About 60km further west at Middlemount, Peter Quinn flies us over his 16,000ha (40,000ac) aggregation in an R44 chopper.

Essex, Marlborough.

From the air the scenes that unfold below are of dense grass covering every paddock, bordered on each side by extensive brigalow shelter belts.

What becomes quickly apparent is that the only visible bare dirt is on the ground directly underneath the brigalow stands in the shelter belts, where little sunlight can penetrate.

Later, back on land and walking through the same paddocks, “ground truthing” reinforces the same story.

Knee-high grass mixed with deep rooted legumes such as the Desmanthus variety Progardes blankets each paddock.

The retained brigalow scrub in some of the shelter belts has not been touched for up to 30 years and is back to what could be considered close to its natural state.

As this video shows there is little but bare dirt between trees.

“Trees are seen by some as the be all and end all but I would argue in some cases we get more environmental damage from trees,” Peter says.

Peter Quinn pictured with grass finished bullocks on Essex, Marlborough. Earlier this year the Quinns were named Most Successful Exhibitor in the Beef 2024 Commercial Cattle Championships.

“Virgin scrub ground is erodible, with breakaway steep little gullies and erosion, which can lead to lower water quality entering the reef.

“But in the grassed areas those gullies are not like that.

“Water quality is a lot better when we have groundcover like we have across much of this country.

“Flying over our dams you can see two feet deep into the water. Our dam water is as clear as the Great Barrier Reef water.

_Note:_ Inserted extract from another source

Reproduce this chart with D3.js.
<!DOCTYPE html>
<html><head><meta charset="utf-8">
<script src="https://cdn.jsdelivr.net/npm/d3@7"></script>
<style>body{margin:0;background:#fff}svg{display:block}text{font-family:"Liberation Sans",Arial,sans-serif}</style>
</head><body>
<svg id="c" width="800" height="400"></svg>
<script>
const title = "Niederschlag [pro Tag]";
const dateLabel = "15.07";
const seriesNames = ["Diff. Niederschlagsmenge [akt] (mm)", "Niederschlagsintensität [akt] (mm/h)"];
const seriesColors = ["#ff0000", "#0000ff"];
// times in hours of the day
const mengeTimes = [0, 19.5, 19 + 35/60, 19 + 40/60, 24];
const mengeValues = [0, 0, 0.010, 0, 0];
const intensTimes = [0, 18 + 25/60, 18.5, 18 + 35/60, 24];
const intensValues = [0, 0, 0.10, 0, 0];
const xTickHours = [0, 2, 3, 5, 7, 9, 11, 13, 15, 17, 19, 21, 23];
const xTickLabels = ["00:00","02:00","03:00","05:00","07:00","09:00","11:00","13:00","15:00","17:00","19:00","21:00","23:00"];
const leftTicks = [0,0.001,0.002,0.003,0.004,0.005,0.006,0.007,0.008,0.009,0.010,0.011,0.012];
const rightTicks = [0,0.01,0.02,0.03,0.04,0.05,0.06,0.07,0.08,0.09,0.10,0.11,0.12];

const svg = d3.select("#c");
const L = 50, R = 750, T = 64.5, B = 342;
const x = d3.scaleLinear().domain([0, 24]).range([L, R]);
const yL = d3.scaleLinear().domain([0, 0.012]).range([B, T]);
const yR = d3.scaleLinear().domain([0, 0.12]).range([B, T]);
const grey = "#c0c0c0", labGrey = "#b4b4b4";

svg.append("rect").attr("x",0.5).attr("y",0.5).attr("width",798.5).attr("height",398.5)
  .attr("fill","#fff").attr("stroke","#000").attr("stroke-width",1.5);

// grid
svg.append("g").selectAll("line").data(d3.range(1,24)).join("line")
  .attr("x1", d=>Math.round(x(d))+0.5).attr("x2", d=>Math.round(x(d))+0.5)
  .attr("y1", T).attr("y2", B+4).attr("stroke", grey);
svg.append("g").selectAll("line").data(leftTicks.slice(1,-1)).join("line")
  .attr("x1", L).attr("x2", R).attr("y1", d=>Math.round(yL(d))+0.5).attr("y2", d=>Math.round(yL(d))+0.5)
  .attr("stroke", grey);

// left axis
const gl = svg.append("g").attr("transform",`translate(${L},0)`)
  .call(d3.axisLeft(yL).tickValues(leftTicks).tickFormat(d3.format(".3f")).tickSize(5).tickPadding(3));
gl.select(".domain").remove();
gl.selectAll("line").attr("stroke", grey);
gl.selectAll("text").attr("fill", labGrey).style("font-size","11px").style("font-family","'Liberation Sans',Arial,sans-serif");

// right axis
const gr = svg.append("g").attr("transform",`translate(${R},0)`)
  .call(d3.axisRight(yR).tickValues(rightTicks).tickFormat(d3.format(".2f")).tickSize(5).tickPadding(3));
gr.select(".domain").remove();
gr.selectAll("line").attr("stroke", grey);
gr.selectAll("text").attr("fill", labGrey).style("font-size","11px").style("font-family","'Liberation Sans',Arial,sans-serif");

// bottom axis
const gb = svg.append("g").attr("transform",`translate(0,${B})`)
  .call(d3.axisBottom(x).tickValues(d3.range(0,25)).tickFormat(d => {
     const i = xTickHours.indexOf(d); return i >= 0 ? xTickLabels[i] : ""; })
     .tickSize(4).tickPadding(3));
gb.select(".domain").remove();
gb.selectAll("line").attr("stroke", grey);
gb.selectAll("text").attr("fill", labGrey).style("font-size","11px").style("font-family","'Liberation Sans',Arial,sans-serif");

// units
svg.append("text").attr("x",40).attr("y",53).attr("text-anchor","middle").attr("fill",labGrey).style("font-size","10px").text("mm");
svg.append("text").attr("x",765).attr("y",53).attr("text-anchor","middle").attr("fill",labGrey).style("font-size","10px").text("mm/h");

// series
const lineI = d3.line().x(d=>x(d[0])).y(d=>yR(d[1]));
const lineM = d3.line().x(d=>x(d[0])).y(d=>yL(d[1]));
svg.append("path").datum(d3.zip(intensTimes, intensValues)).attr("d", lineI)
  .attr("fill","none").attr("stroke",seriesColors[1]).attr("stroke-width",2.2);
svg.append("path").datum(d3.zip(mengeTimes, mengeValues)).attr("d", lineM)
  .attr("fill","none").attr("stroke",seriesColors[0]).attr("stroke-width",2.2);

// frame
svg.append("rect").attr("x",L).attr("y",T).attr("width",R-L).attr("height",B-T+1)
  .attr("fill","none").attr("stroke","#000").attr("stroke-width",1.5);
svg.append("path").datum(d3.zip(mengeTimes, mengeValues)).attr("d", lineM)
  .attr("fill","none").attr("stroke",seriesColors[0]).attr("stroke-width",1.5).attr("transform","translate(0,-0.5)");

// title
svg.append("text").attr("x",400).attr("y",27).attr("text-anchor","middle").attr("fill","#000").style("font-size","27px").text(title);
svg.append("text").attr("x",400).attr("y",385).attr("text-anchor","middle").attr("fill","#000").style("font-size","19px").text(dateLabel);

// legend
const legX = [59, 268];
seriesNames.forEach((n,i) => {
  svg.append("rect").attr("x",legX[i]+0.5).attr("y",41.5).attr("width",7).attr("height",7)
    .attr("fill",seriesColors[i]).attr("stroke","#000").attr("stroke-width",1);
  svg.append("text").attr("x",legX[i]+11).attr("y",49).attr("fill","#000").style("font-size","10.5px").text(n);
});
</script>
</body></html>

“The ground cover means water retention, better soil health and microbial activity in your soils, the difference is unbelievable.”

Josie Angus says the circularity of brigalow management can be equated to a long-term rotational graze.

“You pretty much go from a 100 percent agricultural system, which is when you have got it nicely grassed off (following a clearing event), and then over a period of the next 25 years you go back to almost zero in terms of agricultural use, and that is just that life cycle.

Breeders in a grass paddock on Clarkwood, Clarke Creek.

“There is no time mandate on it, and probably the longer the rest and the longer that cycle takes better the better the ultimate outcome.

“But it is no different really than rotational grazing – it is a rotation and a cycle.

“But that is where people don’t realise that this discussion around deforestation and mandates on time and all the rest of it is actively discouraging people from using trees in their landscape.

“Even rewilding rules require active management of vegetation, such as coppicing and selection of species. It is not lock it up and walk away.”

Ian McCamley says that while a lot of people look at cattle and other things when they drive around, he looks at ground cover.

“To me, if we sat down in a room and you included green groups and people from the middle of Sydney, it doesn’t matter, I think we would all agree that best the ground cover we can get is a good thing.

“The key limiting factor in this environment is water in the soil.

“I didn’t say rainfall, I said water in the soil.

“Because you can have rainfall and it all runs off, but if you have ground cover and can keep it in the soil and if there is any runoff it is clear, then that is going to build everything and off we go.”